Mike Day, singer and guitarist, gathered his rock band around him.
Dressed in a faded black T-shirt, jeans and skateboard sneakers, he bent his shaved head. "God," he said, "I hope these songs we sing will be much more than the music. I know it's so difficult at times when we're thinking about chords and lyrics and when to hit the right effect patch, but would you just help that to become second nature, so that we can truly worship you from our hearts?"
A few minutes later the band broke into three songs of slightly funky, distorted rock with heaving choruses, and the room sang along: 1,500 or so congregants of High Desert Church here, where Day, 33, is a worship director. This was Sunday night worship for the young-adult subset of the church's congregation, but it was also very much a rock show, one that has helped create a vibrant social world in this otherwise quiet desert town.
There has been enormous growth in the evangelical Protestant movement in the US over the last 25 years, and bands in large, modern, nondenominational churches - some would say megachurches - like this one, 140km northeast of Los Angeles, now provide one of the major ways that Americans hear live music.
The house bands that play every weekend in High Desert Church - there are a dozen or so - scavenge some of their musical style from the radio and television.
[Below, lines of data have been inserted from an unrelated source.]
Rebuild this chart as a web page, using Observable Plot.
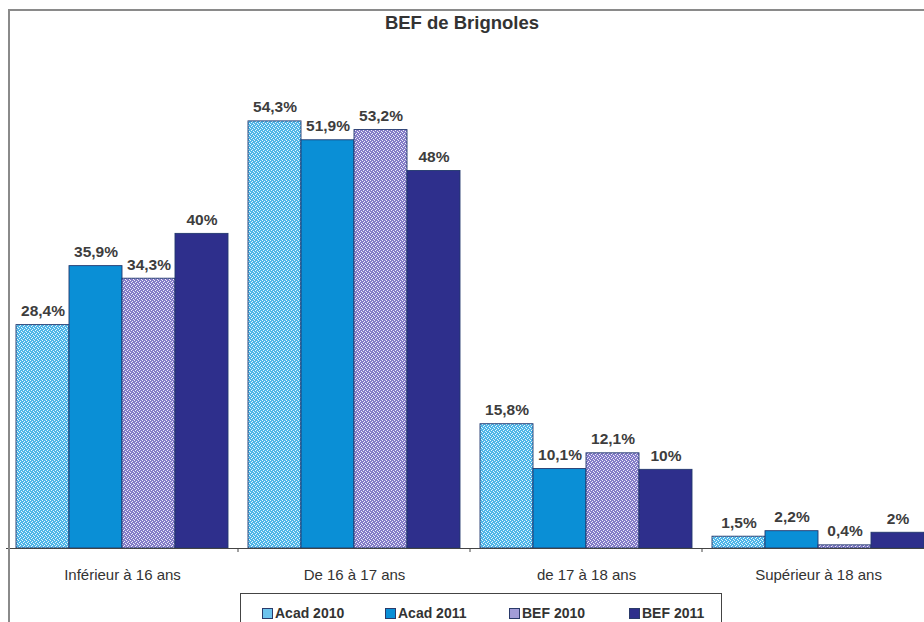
<!DOCTYPE html>
<html>
<head>
<meta charset="utf-8">
<script src="https://cdn.jsdelivr.net/npm/d3@7"></script>
<script src="https://cdn.jsdelivr.net/npm/@observablehq/plot@0.6"></script>
<style>
  html, body { margin: 0; padding: 0; background: #fff; }
  #wrap { position: relative; width: 924px; height: 622px; overflow: hidden; font-family: "Liberation Sans", Arial, sans-serif; }
  #frame { position: absolute; left: 8px; top: 9px; width: 940px; height: 640px; border-top: 2px solid #8a8a8a; border-left: 2px solid #8a8a8a; pointer-events: none; }
  #title { position: absolute; top: 12px; left: 0; width: 924px; text-align: center; font-weight: bold; font-size: 18.5px; color: #333; }
  #legend { position: absolute; left: 240px; top: 593px; width: 482px; height: 40px; border: 1px solid #444; box-sizing: border-box; }
  .item { position: absolute; top: 11px; font-weight: bold; font-size: 14px; color: #333; white-space: nowrap; line-height: 16px; }
  .sw { display: inline-block; width: 9px; height: 9px; border: 1px solid #2a3a6a; margin-right: 2px; vertical-align: -1px; }
</style>
</head>
<body>
<div id="wrap">
  <div id="chart"></div>
  <div id="frame"></div>
  <div id="title">BEF de Brignoles</div>
  <div id="legend"></div>
</div>
<script>
const categories = ["Inférieur à 16 ans", "De 16 à 17 ans", "de 17 à 18 ans", "Supérieur à 18 ans"];
const series = ["Acad 2010", "Acad 2011", "BEF 2010", "BEF 2011"];
const acad2010 = [28.4, 54.3, 15.8, 1.5];
const acad2011 = [35.9, 51.9, 10.1, 2.2];
const bef2010 = [34.3, 53.2, 12.1, 0.4];
const bef2011 = [40, 48, 10, 2];

const valuesBySeries = [acad2010, acad2011, bef2010, bef2011];
const data = categories.flatMap((c, i) =>
  series.map((s, j) => ({ category: c, series: s, value: valuesBySeries[j][i] }))
);
const fmt = v => String(v).replace(".", ",") + "%";

const fills = ["url(#patA)", "#0a8fd6", "url(#patB)", "#2e2f8c"];
const legendSwatches = ["#6cc3ee", "#0a8fd6", "#a29dd8", "#2e2f8c"];
const legendX = [21, 144, 268, 388];

const pad = 20 / 232;
const plot = Plot.plot({
  width: 924,
  height: 590,
  marginLeft: 6,
  marginRight: -10,
  marginTop: 10,
  marginBottom: 42,
  style: { fontFamily: "'Liberation Sans', Arial, sans-serif", fontSize: "15px", background: "transparent", overflow: "visible" },
  facet: { data, x: "category" },
  fx: { domain: categories, paddingInner: pad, paddingOuter: pad / 2, axis: "bottom", tickSize: 0, tickPadding: 21, label: null },
  x: { domain: series, padding: 0, axis: null },
  y: { domain: [0, 68.4], axis: null },
  color: { domain: series, range: fills },
  marks: [
    Plot.barY(data, { x: "series", y: "value", fill: "series", stroke: "#22386e", strokeWidth: 0.9 }),
    Plot.text(data, { x: "series", y: "value", text: d => fmt(d.value), lineAnchor: "bottom", dy: -9, fontWeight: "bold", fontSize: 15.5, fill: "#3d3d3d" }),
    Plot.ruleY([0], { stroke: "#444", strokeWidth: 1, insetLeft: -10, insetRight: -10 })
  ]
});

// patterns
const ns = "http://www.w3.org/2000/svg";
const defs = document.createElementNS(ns, "defs");
function makePattern(id, base, dot) {
  const p = document.createElementNS(ns, "pattern");
  p.setAttribute("id", id);
  p.setAttribute("width", 4);
  p.setAttribute("height", 4);
  p.setAttribute("patternUnits", "userSpaceOnUse");
  const r = document.createElementNS(ns, "rect");
  r.setAttribute("width", 4); r.setAttribute("height", 4); r.setAttribute("fill", base);
  p.appendChild(r);
  [[0, 0], [2, 1], [1, 2], [3, 3]].forEach(([x, y]) => {
    const d = document.createElementNS(ns, "rect");
    d.setAttribute("x", x); d.setAttribute("y", y);
    d.setAttribute("width", 1); d.setAttribute("height", 1);
    d.setAttribute("fill", dot);
    p.appendChild(d);
  });
  defs.appendChild(p);
}
makePattern("patA", "#4fb6e8", "#e8f6fd");
makePattern("patB", "#847dc8", "#f0eefa");
plot.insertBefore(defs, plot.firstChild);

// ticks at category boundaries, from the fx scale
const fx = plot.scale("fx");
const bw = fx.bandwidth, step = fx.step;
const gTicks = d3.select(plot).append("g").attr("stroke", "#444").attr("stroke-width", 1);
const yBase = plot.scale("y").apply(0);
categories.slice(0, -1).forEach(c => {
  const xb = fx.apply(c) + bw + (step - bw) / 2;
  gTicks.append("line").attr("x1", xb).attr("x2", xb).attr("y1", yBase).attr("y2", yBase + 4);
});
d3.select(plot).selectAll("g[aria-label^='fx-axis']").attr("font-size", "15px").selectAll("text").attr("fill", "#333");

document.getElementById("chart").appendChild(plot);

const legend = document.getElementById("legend");
series.forEach((s, i) => {
  const it = document.createElement("div");
  it.className = "item";
  it.style.left = legendX[i] + "px";
  it.innerHTML = `<span class="sw" style="background:${legendSwatches[i]}"></span>${s}`;
  legend.appendChild(it);
});
</script>
</body>
</html>
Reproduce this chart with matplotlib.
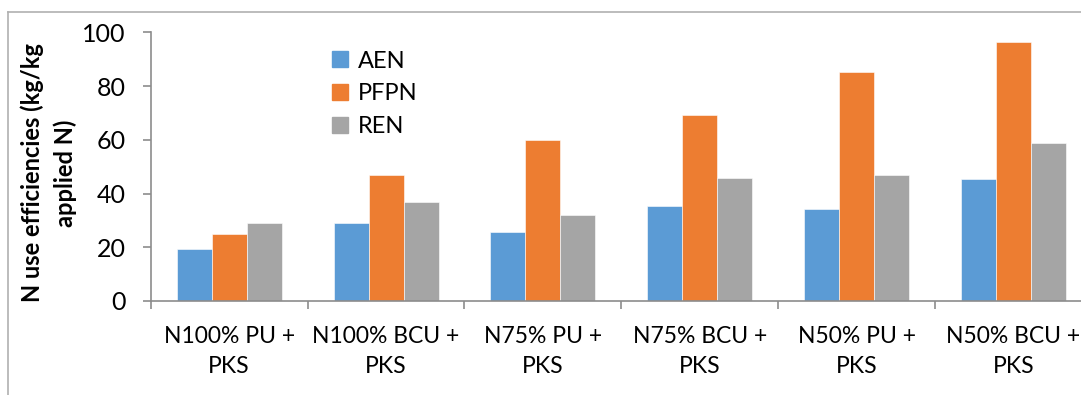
import matplotlib
matplotlib.use("Agg")
import matplotlib.pyplot as plt
import numpy as np
from matplotlib.lines import Line2D

categories = ["N100% PU +\nPKS", "N100% BCU +\nPKS", "N75% PU +\nPKS",
              "N75% BCU +\nPKS", "N50% PU +\nPKS", "N50% BCU +\nPKS"]
series_names = ["AEN", "PFPN", "REN"]
aen = [19.2, 29.2, 25.7, 35.4, 34.4, 45.4]
pfpn = [24.9, 47.0, 59.9, 69.1, 85.1, 96.3]
ren = [28.9, 37.0, 31.9, 45.8, 46.8, 58.8]
colors = ["#5B9BD5", "#ED7D31", "#A5A5A5"]
y_ticks = [0, 20, 40, 60, 80, 100]

plt.rcParams["font.family"] = ["Lato", "DejaVu Sans"]

W, H = 1081, 395
fig = plt.figure(figsize=(W / 100, H / 100), dpi=100)

# outer chart frame (left and top edges visible)
fig.add_artist(Line2D([8 / W, 8 / W], [0, 1 - 12 / H], transform=fig.transFigure,
                      color="#b0b0b0", lw=1.2))
fig.add_artist(Line2D([8 / W, 1], [1 - 12 / H, 1 - 12 / H], transform=fig.transFigure,
                      color="#b0b0b0", lw=1.2))

left = 150.7 / W
right = 1092 / W
bottom = (H - 301) / H
top = (H - 32.3) / H
ax = fig.add_axes([left, bottom, right - left, top - bottom])

x = np.arange(len(categories))
bw = 0.223
for i, (vals, name) in enumerate(zip([aen, pfpn, ren], series_names)):
    ax.bar(x + (i - 1) * bw, vals, width=bw, color=colors[i], label=name,
           edgecolor="white", linewidth=0.4, zorder=2)

ax.set_xlim(-0.5, len(categories) - 0.5)
ax.set_ylim(0, 100)
ax.set_yticks(y_ticks)
ax.set_xticks(x)
ax.set_xticklabels(categories, fontsize=16.5, linespacing=1.55)
ax.set_xticks(np.arange(-0.5, len(categories)), minor=True)
ax.tick_params(axis="x", which="major", length=0, pad=18)
ax.tick_params(axis="x", which="minor", length=6, width=1.2, color="#8c8c8c", direction="out")
ax.tick_params(axis="y", length=6, width=1.2, color="#8c8c8c", labelsize=18, pad=12)

for s in ["top", "right"]:
    ax.spines[s].set_visible(False)
for s in ["left", "bottom"]:
    ax.spines[s].set_color("#8c8c8c")
    ax.spines[s].set_linewidth(1.2)

fig.text(48.5 / W, 1 - 173 / H, "N use efficiencies (kg/kg\napplied N)", fontsize=17,
         fontweight="bold", rotation=90, ha="center", va="center", ma="center",
         linespacing=1.45)

handles = [plt.Rectangle((0, 0), 1, 1, color=c) for c in colors]
ax.legend(handles, series_names, loc="upper left", bbox_to_anchor=(0.193, 0.932),
          frameon=False, fontsize=17, handlelength=0.66, handleheight=0.66,
          handletextpad=0.42, labelspacing=0.5, borderaxespad=0, borderpad=0)

fig.savefig("out.png", dpi=100)
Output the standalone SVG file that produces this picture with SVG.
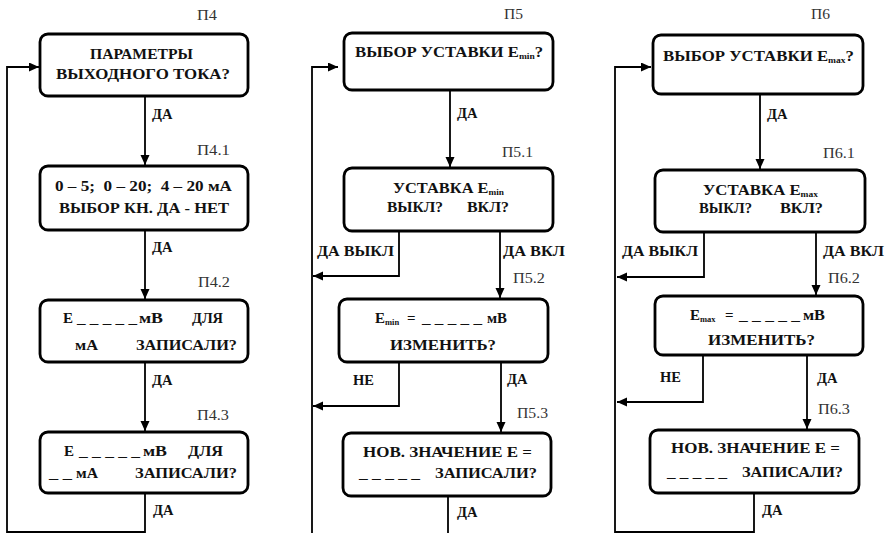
<svg xmlns="http://www.w3.org/2000/svg" width="894" height="533" viewBox="0 0 894 533">
  <defs>
    <marker id="arr" markerUnits="userSpaceOnUse" markerWidth="11" markerHeight="10" refX="10" refY="4.5" orient="auto">
      <path d="M0,0 L10,4.5 L0,9 z" fill="#000"/>
    </marker>
    <style>
      .box { fill: #fff; stroke: #000; stroke-width: 2.8; }
      .t { font-family: "Liberation Serif", "DejaVu Serif", serif; font-weight: bold; font-size: 15px; fill: #111; }
      .sub { font-family: "Liberation Serif", "DejaVu Serif", serif; font-weight: bold; font-size: 8.5px; fill: #111; }
      .lbl { font-family: "Liberation Serif", "DejaVu Serif", serif; font-weight: bold; font-size: 14.5px; fill: #111; }
      .id { font-family: "Liberation Serif", "DejaVu Serif", serif; font-size: 14px; fill: #333; }
      .c { fill: none; stroke: #000; stroke-width: 1.8; }
    </style>
  </defs>
  <rect width="894" height="533" fill="#fff"/>

  <!-- connectors -->
  <g id="connectors">
    <path class="c" d="M145,96 V165" marker-end="url(#arr)"/>
    <path class="c" d="M145,230 V299" marker-end="url(#arr)"/>
    <path class="c" d="M145,362 V431" marker-end="url(#arr)"/>
    <path class="c" d="M145,493 V532 H7 V67 H39" marker-end="url(#arr)"/>

    <path class="c" d="M450,90 V167" marker-end="url(#arr)"/>
    <path class="c" d="M399,231 V276 H313" marker-end="url(#arr)"/>
    <path class="c" d="M500,231 V298" marker-end="url(#arr)"/>
    <path class="c" d="M399,362 V406 H313" marker-end="url(#arr)"/>
    <path class="c" d="M501,362 V432" marker-end="url(#arr)"/>
    <path class="c" d="M448,496 V533"/>
    <path class="c" d="M312,533 V67 H338" marker-end="url(#arr)"/>

    <path class="c" d="M760,94 V169" marker-end="url(#arr)"/>
    <path class="c" d="M704,232 V277 H617" marker-end="url(#arr)"/>
    <path class="c" d="M816,232 V295" marker-end="url(#arr)"/>
    <path class="c" d="M703,355 V402 H617" marker-end="url(#arr)"/>
    <path class="c" d="M807,355 V429" marker-end="url(#arr)"/>
    <path class="c" d="M754,493 V532 H615 V67 H651" marker-end="url(#arr)"/>

    <text class="lbl" x="152" y="119">ДА</text>
    <text class="lbl" x="152" y="252">ДА</text>
    <text class="lbl" x="152" y="385">ДА</text>
    <text class="lbl" x="153" y="515">ДА</text>

    <text class="lbl" x="457" y="118">ДА</text>
    <text class="lbl" x="317" y="256" textLength="77" lengthAdjust="spacingAndGlyphs">ДА ВЫКЛ</text>
    <text class="lbl" x="503" y="256" textLength="62" lengthAdjust="spacingAndGlyphs">ДА ВКЛ</text>
    <text class="lbl" x="353" y="385">НЕ</text>
    <text class="lbl" x="507" y="384">ДА</text>
    <text class="lbl" x="457" y="517">ДА</text>

    <text class="lbl" x="767" y="119">ДА</text>
    <text class="lbl" x="622" y="256" textLength="76" lengthAdjust="spacingAndGlyphs">ДА ВЫКЛ</text>
    <text class="lbl" x="823" y="256" textLength="61" lengthAdjust="spacingAndGlyphs">ДА ВКЛ</text>
    <text class="lbl" x="660" y="382">НЕ</text>
    <text class="lbl" x="817" y="383">ДА</text>
    <text class="lbl" x="762" y="515">ДА</text>
  </g>

  <!-- column П4 -->
  <g id="p4">
    <text class="id" x="197" y="20" textLength="20" lengthAdjust="spacingAndGlyphs">П4</text>
    <rect class="box" x="40" y="34" width="208" height="62" rx="8"/>
    <text class="t" x="90" y="59" textLength="103" lengthAdjust="spacingAndGlyphs">ПАРАМЕТРЫ</text>
    <text class="t" x="56" y="79" textLength="174" lengthAdjust="spacingAndGlyphs">ВЫХОДНОГО ТОКА?</text>
  </g>
  <g id="p4-1">
    <text class="id" x="197" y="155" textLength="33" lengthAdjust="spacingAndGlyphs">П4.1</text>
    <rect class="box" x="40" y="166" width="208" height="64" rx="8"/>
    <text class="t" x="55" y="191" textLength="177" lengthAdjust="spacingAndGlyphs" xml:space="preserve">0 – 5;  0 – 20;  4 – 20 мА</text>
    <text class="t" x="59" y="213" textLength="170" lengthAdjust="spacingAndGlyphs">ВЫБОР КН. ДА - НЕТ</text>
  </g>
  <g id="p4-2">
    <text class="id" x="198" y="287" textLength="32" lengthAdjust="spacingAndGlyphs">П4.2</text>
    <rect class="box" x="40" y="300" width="208" height="62" rx="8"/>
    <text class="t" x="63" y="323">Е</text>
    <text class="t" x="77" y="323" textLength="60" lengthAdjust="spacingAndGlyphs">_ _ _ _ _</text>
    <text class="t" x="139" y="323" textLength="24" lengthAdjust="spacingAndGlyphs">мВ</text>
    <text class="t" x="192" y="323" textLength="31" lengthAdjust="spacingAndGlyphs">ДЛЯ</text>
    <text class="t" x="75" y="350" textLength="23" lengthAdjust="spacingAndGlyphs">мА</text>
    <text class="t" x="136" y="350" textLength="101" lengthAdjust="spacingAndGlyphs">ЗАПИСАЛИ?</text>
  </g>
  <g id="p4-3">
    <text class="id" x="197" y="420" textLength="32" lengthAdjust="spacingAndGlyphs">П4.3</text>
    <rect class="box" x="40" y="432" width="208" height="61" rx="8"/>
    <text class="t" x="64" y="456">Е</text>
    <text class="t" x="79" y="456" textLength="61" lengthAdjust="spacingAndGlyphs">_ _ _ _ _</text>
    <text class="t" x="143" y="456" textLength="24" lengthAdjust="spacingAndGlyphs">мВ</text>
    <text class="t" x="188" y="456" textLength="35" lengthAdjust="spacingAndGlyphs">ДЛЯ</text>
    <text class="t" x="49" y="478" textLength="23" lengthAdjust="spacingAndGlyphs">_ _</text>
    <text class="t" x="76" y="478" textLength="22" lengthAdjust="spacingAndGlyphs">мА</text>
    <text class="t" x="135" y="478" textLength="102" lengthAdjust="spacingAndGlyphs">ЗАПИСАЛИ?</text>
  </g>

  <!-- column П5 -->
  <g id="p5">
    <text class="id" x="504" y="19" textLength="19" lengthAdjust="spacingAndGlyphs">П5</text>
    <rect class="box" x="344" y="33" width="209" height="57" rx="8"/>
    <text class="t" x="355" y="57" textLength="188" lengthAdjust="spacingAndGlyphs">ВЫБОР УСТАВКИ E<tspan class="sub" dy="2">min</tspan><tspan dy="-2">?</tspan></text>
  </g>
  <g id="p5-1">
    <text class="id" x="502" y="157" textLength="31" lengthAdjust="spacingAndGlyphs">П5.1</text>
    <rect class="box" x="344" y="168" width="209" height="63" rx="8"/>
    <text class="t" x="393" y="193" textLength="111" lengthAdjust="spacingAndGlyphs">УСТАВКА E<tspan class="sub" dy="2">min</tspan></text>
    <text class="t" x="387" y="212" textLength="56" lengthAdjust="spacingAndGlyphs">ВЫКЛ?</text>
    <text class="t" x="467" y="212" textLength="42" lengthAdjust="spacingAndGlyphs">ВКЛ?</text>
  </g>
  <g id="p5-2">
    <text class="id" x="513" y="283" textLength="32" lengthAdjust="spacingAndGlyphs">П5.2</text>
    <rect class="box" x="339" y="299" width="209" height="63" rx="8"/>
    <text class="t" x="375" y="323">E<tspan class="sub" dy="2">min</tspan></text>
    <text class="t" x="407" y="323">=</text>
    <text class="t" x="422" y="323" textLength="60" lengthAdjust="spacingAndGlyphs">_ _ _ _ _</text>
    <text class="t" x="487" y="323" textLength="20" lengthAdjust="spacingAndGlyphs">мВ</text>
    <text class="t" x="390" y="350" textLength="106" lengthAdjust="spacingAndGlyphs">ИЗМЕНИТЬ?</text>
  </g>
  <g id="p5-3">
    <text class="id" x="517" y="418" textLength="31" lengthAdjust="spacingAndGlyphs">П5.3</text>
    <rect class="box" x="343" y="433" width="208" height="63" rx="8"/>
    <text class="t" x="363" y="457" textLength="169" lengthAdjust="spacingAndGlyphs">НОВ. ЗНАЧЕНИЕ Е =</text>
    <text class="t" x="359" y="478" textLength="61" lengthAdjust="spacingAndGlyphs">_ _ _ _ _</text>
    <text class="t" x="435" y="478" textLength="102" lengthAdjust="spacingAndGlyphs">ЗАПИСАЛИ?</text>
  </g>

  <!-- column П6 -->
  <g id="p6">
    <text class="id" x="811" y="19" textLength="19" lengthAdjust="spacingAndGlyphs">П6</text>
    <rect class="box" x="653" y="35" width="210" height="59" rx="8"/>
    <text class="t" x="663" y="61" textLength="191" lengthAdjust="spacingAndGlyphs">ВЫБОР УСТАВКИ E<tspan class="sub" dy="2">max</tspan><tspan dy="-2">?</tspan></text>
  </g>
  <g id="p6-1">
    <text class="id" x="823" y="158" textLength="32" lengthAdjust="spacingAndGlyphs">П6.1</text>
    <rect class="box" x="655" y="170" width="210" height="62" rx="8"/>
    <text class="t" x="703" y="195" textLength="115" lengthAdjust="spacingAndGlyphs">УСТАВКА E<tspan class="sub" dy="2">max</tspan></text>
    <text class="t" x="699" y="213" textLength="53" lengthAdjust="spacingAndGlyphs">ВЫКЛ?</text>
    <text class="t" x="780" y="213" textLength="43" lengthAdjust="spacingAndGlyphs">ВКЛ?</text>
  </g>
  <g id="p6-2">
    <text class="id" x="828" y="283" textLength="32" lengthAdjust="spacingAndGlyphs">П6.2</text>
    <rect class="box" x="655" y="296" width="208" height="59" rx="8"/>
    <text class="t" x="690" y="320">E<tspan class="sub" dy="2">max</tspan></text>
    <text class="t" x="725" y="320">=</text>
    <text class="t" x="739" y="320" textLength="61" lengthAdjust="spacingAndGlyphs">_ _ _ _ _</text>
    <text class="t" x="803" y="320" textLength="22" lengthAdjust="spacingAndGlyphs">мВ</text>
    <text class="t" x="708" y="345" textLength="107" lengthAdjust="spacingAndGlyphs">ИЗМЕНИТЬ?</text>
  </g>
  <g id="p6-3">
    <text class="id" x="818" y="414" textLength="32" lengthAdjust="spacingAndGlyphs">П6.3</text>
    <rect class="box" x="650" y="430" width="209" height="63" rx="8"/>
    <text class="t" x="671" y="453" textLength="169" lengthAdjust="spacingAndGlyphs">НОВ. ЗНАЧЕНИЕ Е =</text>
    <text class="t" x="667" y="477" textLength="60" lengthAdjust="spacingAndGlyphs">_ _ _ _ _</text>
    <text class="t" x="742" y="477" textLength="101" lengthAdjust="spacingAndGlyphs">ЗАПИСАЛИ?</text>
  </g>
</svg>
They reflect popular taste, though with lyrics about the power of God, not teenage turmoil.
They are not aiming for commercial success. Church-based Christian rock - often referred to as CCM, for contemporary Christian music - does not exist primarily to compete in mainstream culture; it exists first to bring together a community.
"When you start a church," said Tom Mercer, 52, the senior pastor, "you don't decide who you're going to reach and then pick a music style. You pick a music style, and that determines who's going to come."
High Desert Church has a sprawling concrete campus that includes a lavish auditorium, a gym, classrooms and office space for its 70 employees. Once a traditional Baptist church, it moved toward nondenominational and evangelical Christianity in the mid-1990s and experienced steep growth. Now more than 8,000 people attend services here at least twice a month.
A number of factors encouraged the church's expansion, Mercer and others say. For one thing, there are more people in Victorville to receive the gospel: Since the early 1990s the region has been experiencing a population surge, as city dwellers have moved north from Los Angeles County, seeking lower real estate costs.
For another, in 1993 the church hired Jeff Crandall, the drummer for a Christian punk band called the Altar Boys, as its music director.
Crandall, 46, spent more than a decade crossing the country in vans, playing in churches, nightclubs and high school gyms, fighting the battle for a more progressive and aggressive worship music. "I knew that the future, even in the early '80s, was with bands in churches," he said. "I liked hymns as a kid, but I just didn't see myself waving my arms and directing them. I've always been one of those guys who tries to figure his own way."
Bands for all ages
What he did was to pack the church with rock 'n' roll. He organized a rotation of bands, so the volunteering musicians - drawn from the largely commuter population of Victorville and its surrounding towns - would not exhaust themselves by playing to multiple services. And then he let them play, loudly.